6to4 gateways aren't so much a migration strategy as a way to connect IPv6 islands across an IPv4 ocean.

4to4/CGN offer an alleged solution to a completely different problem -- How to multiplex more IPv4 connections onto a single IPv4 address. (Also not a migration strategy, but instead a strategy for attempting to avoid migration.) Frankly, anyone who has looked at the details of CGN and truly considered the problems of CGN would prefer to do native IPv6 with CGN providing only the minimal amount of connectivity to unfortunate IPv4 only end-points and would be actively seeking to encourage popular IPv4 only end-points to add IPv6 capabilities as quickly as possible.

The alternatives which could be called a migration strategy are NAT64/DNS64 which provides a mechanism for an IPv6-only host to make an IPv6 connection to a proxy host which "NATs" that connection (it's really more like a  proxy) to an IPv4 connection to the true destination and DS-LITE which tunnels IPv4 private addresses over the providers IPv6 network to a CGN NAT44 box.

All of these so-called solutions have tradeoffs and the only one which does not provide a degraded user experience is dual-stacked content providers during the transition period with the eventual goal of native IPv6 everywhere.

> 
>> - Actually bother to pronounce an IPv4 deprecation date.  Only some weak
> 
> It would be inappropriate at this time for ARIN to announce a
> deprecation date for
> IPv4 or IPv4 addressing.   It's not a RIR's place to do that;
> it's  IETF's.
> 

Good luck getting the IETF to come to consensus on that one.
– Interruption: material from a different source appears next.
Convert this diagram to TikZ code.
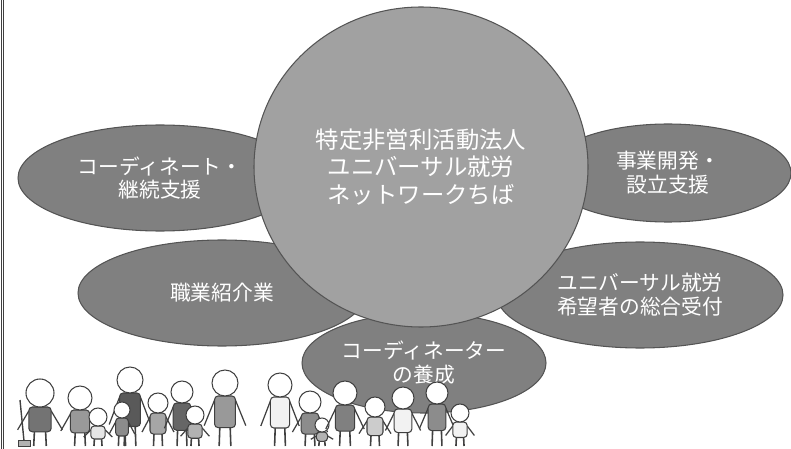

> If ARIN were to decide they wanted to get out of IPv4 addressing prematurely,
> it would be time at that point for them to be replaced as RIR for IPv4.
> 
Agreed.

> 
>> Indeed.  I'd revisit his suggestions.  A market, when left to its
>> devices, solves these problems with remarkable speed and little
> [snip]
> 
> It's amazing that despite the enormous amount of evidence to the contrary,
> people keep regurgitating the totally unfounded myth that markets
> provide the good
> solution to all   problems.
> 
+1

> If this were true,   TCP/IP  would    not be deployed very much,
> because it would
> never have caught on;  the market would have recognized this problem,
> and prevented
> TCP/IP from succeeding.    Instead most networks would be using the
> best closed proprietary (and therefore most lucrative) replacement for
> TCP/IP that the market  had  brought us,  which would have no  IP
> address resource exhaustion problem from the beginning.

Here, I think you drive off the rails a bit. Open Source can be the most
efficient and most lucrative solution to a problem and a market can and
has recognized that efficiency many times (Linux, Apache, SSH).

Just because markets are often wrong (X11, Motif, Windows, Enron,
Tulips, Housing) does not mean that they always are.